Sadak 2 Movie Review: An embarrassing, unnecessary sequel

Sadak 2 Movie Review: An embarrassing, unnecessary sequel

Mahesh Bhatt’s directorial comeback, starring Alia Bhatt, Sanjay Dutt and Aditya Roy Kapur, is a dead-end
Rating:(1.5 / 5)

We’ve been down this road before. Mahesh Bhatt’s Sadak was always on TV: part-romance, part-thriller, every bit a Taxi Driver knockoff as the 90s would take. It took the Jodie Foster plotline from the 1976 film and wove a Bollywood musical around it. It had great songs and — in Sadashiv Amrapurkar’s Maharani — one of Hindi cinema’s greatest villains. I rewatched parts of it recently, and it’s easy to see why the film soared in a decade of bright, fraught romances.

Cast: Alia Bhatt, Sanjay Dutt, Aditya Roy Kapur, Makarand Deshpande, Gulshan Grover

Director: Mahesh Bhatt

Streaming on: Disney+ Hotstar

Sadak 2, a grinding, embarrassing, unnecessary sequel, splices in scenes from the original movie. But it does not honour their memory. In a throwback, we see Ravi (Sanjay Dutt) and Pooja (Pooja Bhatt) lean in for a kiss. Then the camera pulls back, revealing a greying, sleepless old man in bed. The idea, perhaps, was to make us feel the passage of time. What is achieved instead is something like a premonition: the first hint of the terrors to come.

Almost thirty years have passed between then and now. Ravi is now retired, having closed his shuttling business in the hills. Pooja is gone — or not quite; she speaks to him from time to time, smiling down from a framed black-and-white picture on the wall. It drives him nuts. He tries to kill himself, fails. When a young girl, Aarya (Alia Bhatt), comes knocking at his door, saying she has a booking to Kailash, Ravi throws her out. But she just won’t be told, and he soon relents. Along the way, they pick up Aarya’s boyfriend (Aditya Roy Kapur) and drive out to Ranikhet, in the Himalayan foothills.

With its picturesque route and bickering trio, Sadak 2 begins to resemble a Bollywood road comedy. Yet, this is no Piku, Karwaan or 3 Idiots. Aarya is on the run from her family. Her father, a rich industrialist, has fallen in with a vicious godman (Makarand Deshpande). She holds ‘Guruji’ responsible for her mother’s death, and was leading an internet campaign against him when she was ambushed and falsely institutionalised. She broke out promptly, and is en route to fulfill her mother’s last wish: to call in her 21st birthday in Kailash, the snowy abode of Lord Shiva.

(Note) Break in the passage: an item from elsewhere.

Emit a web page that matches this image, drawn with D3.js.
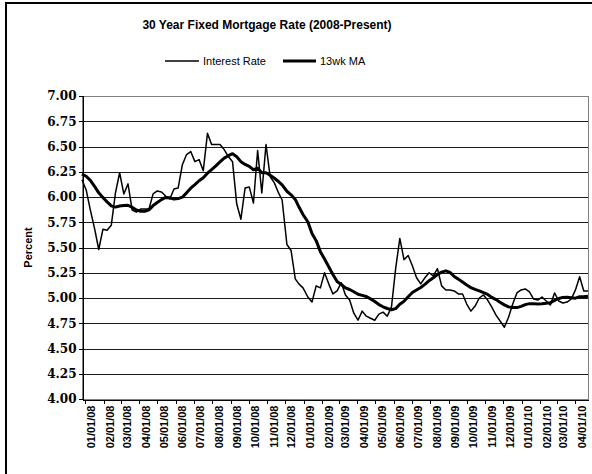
<!DOCTYPE html>
<html>
<head>
<meta charset="utf-8">
<script src="https://cdn.jsdelivr.net/npm/d3@7"></script>
<style>
  html, body { margin: 0; padding: 0; background: #fff; }
  svg { display: block; }
</style>
</head>
<body>
<svg id="chart" width="592" height="474"></svg>
<script>
// Weekly survey dates (Thursday releases, holiday weeks on Wednesday)
const weekDates = [
  "2007-12-27","2008-01-03","2008-01-10","2008-01-17","2008-01-24","2008-01-31","2008-02-07","2008-02-14",
  "2008-02-21","2008-02-28","2008-03-06","2008-03-13","2008-03-20","2008-03-27","2008-04-03","2008-04-10",
  "2008-04-17","2008-04-24","2008-05-01","2008-05-08","2008-05-15","2008-05-22","2008-05-29","2008-06-05",
  "2008-06-12","2008-06-19","2008-06-26","2008-07-03","2008-07-10","2008-07-17","2008-07-24","2008-07-31",
  "2008-08-07","2008-08-14","2008-08-21","2008-08-28","2008-09-04","2008-09-11","2008-09-18","2008-09-25",
  "2008-10-02","2008-10-09","2008-10-16","2008-10-23","2008-10-30","2008-11-06","2008-11-13","2008-11-20",
  "2008-11-26","2008-12-04","2008-12-11","2008-12-18","2008-12-24","2008-12-31","2009-01-08","2009-01-15",
  "2009-01-22","2009-01-29","2009-02-05","2009-02-12","2009-02-19","2009-02-26","2009-03-05","2009-03-12",
  "2009-03-19","2009-03-26","2009-04-02","2009-04-09","2009-04-16","2009-04-23","2009-04-30","2009-05-07",
  "2009-05-14","2009-05-21","2009-05-28","2009-06-04","2009-06-11","2009-06-18","2009-06-25","2009-07-02",
  "2009-07-09","2009-07-16","2009-07-23","2009-07-30","2009-08-06","2009-08-13","2009-08-20","2009-08-27",
  "2009-09-03","2009-09-10","2009-09-17","2009-09-24","2009-10-01","2009-10-08","2009-10-15","2009-10-22",
  "2009-10-29","2009-11-05","2009-11-12","2009-11-19","2009-11-25","2009-12-03","2009-12-10","2009-12-17",
  "2009-12-24","2009-12-31","2010-01-07","2010-01-14","2010-01-21","2010-01-28","2010-02-04","2010-02-11",
  "2010-02-18","2010-02-25","2010-03-04","2010-03-11","2010-03-18","2010-03-25","2010-04-01","2010-04-08",
  "2010-04-15","2010-04-22"
];

// 30-year fixed rate, percent
const interestRate = [
  6.17,6.07,5.87,5.69,5.48,5.68,5.67,5.72,
  6.04,6.24,6.03,6.13,5.87,5.85,5.88,5.88,
  5.88,6.03,6.06,6.05,6.01,5.98,6.08,6.09,
  6.32,6.42,6.45,6.35,6.37,6.26,6.63,6.52,
  6.52,6.52,6.47,6.40,6.35,5.93,5.78,6.09,
  6.10,5.94,6.46,6.04,6.52,6.20,6.14,6.04,
  5.97,5.53,5.47,5.19,5.14,5.10,5.01,4.96,
  5.12,5.10,5.25,5.14,5.04,5.07,5.15,5.03,
  4.98,4.85,4.78,4.87,4.82,4.80,4.78,4.84,
  4.86,4.82,4.91,5.29,5.59,5.38,5.42,5.32,
  5.20,5.14,5.20,5.25,5.22,5.29,5.12,5.08,
  5.08,5.07,5.04,5.04,4.94,4.87,4.92,5.00,
  5.03,4.98,4.91,4.83,4.78,4.71,4.81,4.94,
  5.05,5.08,5.09,5.06,4.99,4.98,5.01,4.97,
  4.93,5.05,4.97,4.95,4.96,4.99,5.08,5.21,
  5.07,5.07
];

// 13-week moving average, percent
const movingAvg13 = [
  6.227,6.205,6.165,6.106,6.041,5.996,5.952,5.912,
  5.900,5.911,5.916,5.918,5.897,5.872,5.858,5.858,
  5.873,5.915,5.945,5.974,5.996,5.992,5.979,5.984,
  5.998,6.041,6.087,6.123,6.161,6.190,6.236,6.272,
  6.308,6.347,6.385,6.409,6.429,6.399,6.350,6.322,
  6.303,6.270,6.285,6.240,6.240,6.215,6.186,6.153,
  6.120,6.057,6.022,5.976,5.903,5.826,5.755,5.639,
  5.568,5.459,5.386,5.309,5.232,5.163,5.134,5.100,
  5.084,5.062,5.037,5.026,5.015,4.991,4.966,4.935,
  4.913,4.896,4.884,4.895,4.938,4.968,5.012,5.054,
  5.079,5.104,5.135,5.171,5.200,5.233,5.256,5.269,
  5.253,5.213,5.187,5.158,5.128,5.103,5.086,5.071,
  5.054,5.035,5.006,4.984,4.961,4.932,4.912,4.905,
  4.905,4.917,4.934,4.944,4.944,4.940,4.942,4.947,
  4.954,4.975,4.995,5.006,5.008,5.003,4.998,5.012,
  5.012,5.018
];

// Axis tick values
const yTicks = [4.00,4.25,4.50,4.75,5.00,5.25,5.50,5.75,6.00,6.25,6.50,6.75,7.00];
const xTickMonths = [
  "2008-01-01","2008-02-01","2008-03-01","2008-04-01","2008-05-01","2008-06-01","2008-07-01",
  "2008-08-01","2008-09-01","2008-10-01","2008-11-01","2008-12-01","2009-01-01","2009-02-01",
  "2009-03-01","2009-04-01","2009-05-01","2009-06-01","2009-07-01","2009-08-01","2009-09-01",
  "2009-10-01","2009-11-01","2009-12-01","2010-01-01","2010-02-01","2010-03-01","2010-04-01"
];

const seriesNames = ["Interest Rate", "13wk MA"];
const titleText = "30 Year Fixed Mortgage Rate (2008-Present)";
const yAxisTitle = "Percent";

// ---- drawing ----
const parse = d3.utcParse("%Y-%m-%d");
const dates = weekDates.map(parse);
const tickDates = xTickMonths.map(parse);
const fmt = d3.utcFormat("%m/%d/%y");

const plot = { left: 82, right: 588, top: 96, bottom: 399 };

const x = d3.scaleUtc()
  .domain([dates[0], dates[dates.length - 1]])
  .range([plot.left, plot.right]);
const y = d3.scaleLinear()
  .domain([4, 7])
  .range([plot.bottom, plot.top]);

const svg = d3.select("#chart");

// chart area frame
svg.append("rect")
  .attr("x", 6).attr("y", 3)
  .attr("width", 640).attr("height", 520)
  .attr("fill", "#fff")
  .attr("stroke", "#000")
  .attr("stroke-width", 2);

// title
svg.append("text")
  .attr("x", 267).attr("y", 29)
  .attr("text-anchor", "middle")
  .attr("font-family", "'Liberation Sans', Arial, sans-serif")
  .attr("font-weight", "bold")
  .attr("font-size", 12)
  .attr("fill", "#000")
  .text(titleText);

// legend
const legend = svg.append("g").attr("font-family", "'Liberation Sans', Arial, sans-serif")
  .attr("font-size", 11);
const legendItems = [
  { name: seriesNames[0], x1: 165, x2: 199, w: 1.5 },
  { name: seriesNames[1], x1: 283, x2: 316, w: 3 }
];
legendItems.forEach(it => {
  legend.append("line")
    .attr("x1", it.x1).attr("x2", it.x2)
    .attr("y1", 61).attr("y2", 61)
    .attr("stroke", "#000").attr("stroke-width", it.w);
  legend.append("text")
    .attr("x", it.x2 + 4).attr("y", 65)
    .attr("fill", "#000")
    .text(it.name);
});

// plot area border
svg.append("rect")
  .attr("x", plot.left + 0.5).attr("y", plot.top + 0.5)
  .attr("width", plot.right - plot.left).attr("height", plot.bottom - plot.top)
  .attr("fill", "#fff")
  .attr("stroke", "#808080")
  .attr("stroke-width", 1)
  .attr("shape-rendering", "crispEdges");

// horizontal gridlines
svg.append("g")
  .selectAll("line")
  .data(yTicks.filter(v => v > 4 && v < 7))
  .join("line")
  .attr("x1", plot.left).attr("x2", plot.right)
  .attr("y1", d => Math.round(y(d)) + 0.5)
  .attr("y2", d => Math.round(y(d)) + 0.5)
  .attr("stroke", "#1a1a1a")
  .attr("stroke-width", 1)
  .attr("shape-rendering", "crispEdges");

// y axis
const yAxis = svg.append("g")
  .attr("transform", `translate(${plot.left + 0.5},0)`)
  .call(d3.axisLeft(y).tickValues(yTicks).tickFormat(d3.format(".2f")).tickSize(4).tickPadding(2));
yAxis.select(".domain").attr("stroke", "#000").attr("shape-rendering", "crispEdges");
yAxis.selectAll(".tick line").attr("stroke", "#000").attr("shape-rendering", "crispEdges");
yAxis.selectAll(".tick text")
  .attr("font-family", "'DejaVu Serif', serif")
  .attr("font-weight", "bold")
  .attr("font-size", 12)
  .attr("fill", "#000");

// x axis
const xAxis = svg.append("g")
  .attr("transform", `translate(0,${plot.bottom + 0.5})`)
  .call(d3.axisBottom(x).tickValues(tickDates).tickFormat(fmt).tickSize(4).tickSizeOuter(0));
xAxis.select(".domain").attr("stroke", "#000").attr("shape-rendering", "crispEdges");
xAxis.selectAll(".tick line").attr("stroke", "#000").attr("shape-rendering", "crispEdges");
xAxis.selectAll(".tick text")
  .attr("font-family", "'Liberation Sans', Arial, sans-serif")
  .attr("font-weight", "bold")
  .attr("font-size", 11)
  .attr("fill", "#000")
  .attr("text-anchor", "end")
  .attr("transform", "translate(6,6) rotate(-90)")
  .attr("x", 0).attr("y", 0)
  .attr("dy", "0.35em");

// y axis title
svg.append("text")
  .attr("transform", `translate(32,${(plot.top + plot.bottom) / 2}) rotate(-90)`)
  .attr("text-anchor", "middle")
  .attr("font-family", "'Liberation Sans', Arial, sans-serif")
  .attr("font-weight", "bold")
  .attr("font-size", 11)
  .attr("fill", "#000")
  .text(yAxisTitle);

// series lines
const line = d3.line()
  .x((d, i) => x(dates[i]))
  .y(d => y(d));

svg.append("path")
  .datum(interestRate)
  .attr("fill", "none")
  .attr("stroke", "#000")
  .attr("stroke-width", 1.5)
  .attr("stroke-linejoin", "round")
  .attr("d", line);

svg.append("path")
  .datum(movingAvg13)
  .attr("fill", "none")
  .attr("stroke", "#000")
  .attr("stroke-width", 3)
  .attr("stroke-linejoin", "round")
  .attr("d", line);
</script>
</body>
</html>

This is Mahesh Bhatt’s return as a director after two decades. His last film, Kartoos, was released in 1999. In the meantime, Bhatt has spawned a legacy of films under his banner, Vishesh Films. Sadak 2 feels like a culmination of all those styles: broody romance (Gangster, Aashiqui 2), campy thriller (Sangharsh, Murder), and even horror (the black-robed cultists look minted for the Raaz franchise). Bhatt was once a social director, and Sadak 2 also wrestles with the thorny subject of blind faith. The result is a tonal mismatch that’s infuriating, like several roadblocks on a freeway.

Also, on the topic of blind faith, it’s about time Bollywood writers stopped hedging their bets. Aarya says she’s determined to expose Guruji’s cult. Her campaign is called ‘India Fights Fake Gurus’, and while she distributes handbills and openly calls out her trolls, she is very much a believer at heart. “God is on our side,” she shouts at a thug. “On this street.” Which would still be fine, but then she pushes it in one scene. Trying to get Ravi’s mind off suicide, she blabbers something about life being a divine gift — the kind of silly platitude that gets thrown around as mental health advice.

Alia Bhatt suffers in an inadequate role. The plot, twisting and turning every ten minutes, severely limits her scope. The film bases its action on the emotional pull between Aarya and Ravi. It’s a simple ploy: James Goldman’s Logan and the video-game The Last of Us remain masterworks in the genre. Sanjay Dutt tries to bring both menace and heart, but is weighed down by scrappy fight scenes and hammy lines. The biggest letdown, still, is the villain: Makarand Deshpande abruptly throwing his hands up in the air, as though surrendering to invisible cops.

Sadak 2 rides its luck and ends up short. The roads were plenty to a worthy sequel. This one, though, is a dead-end.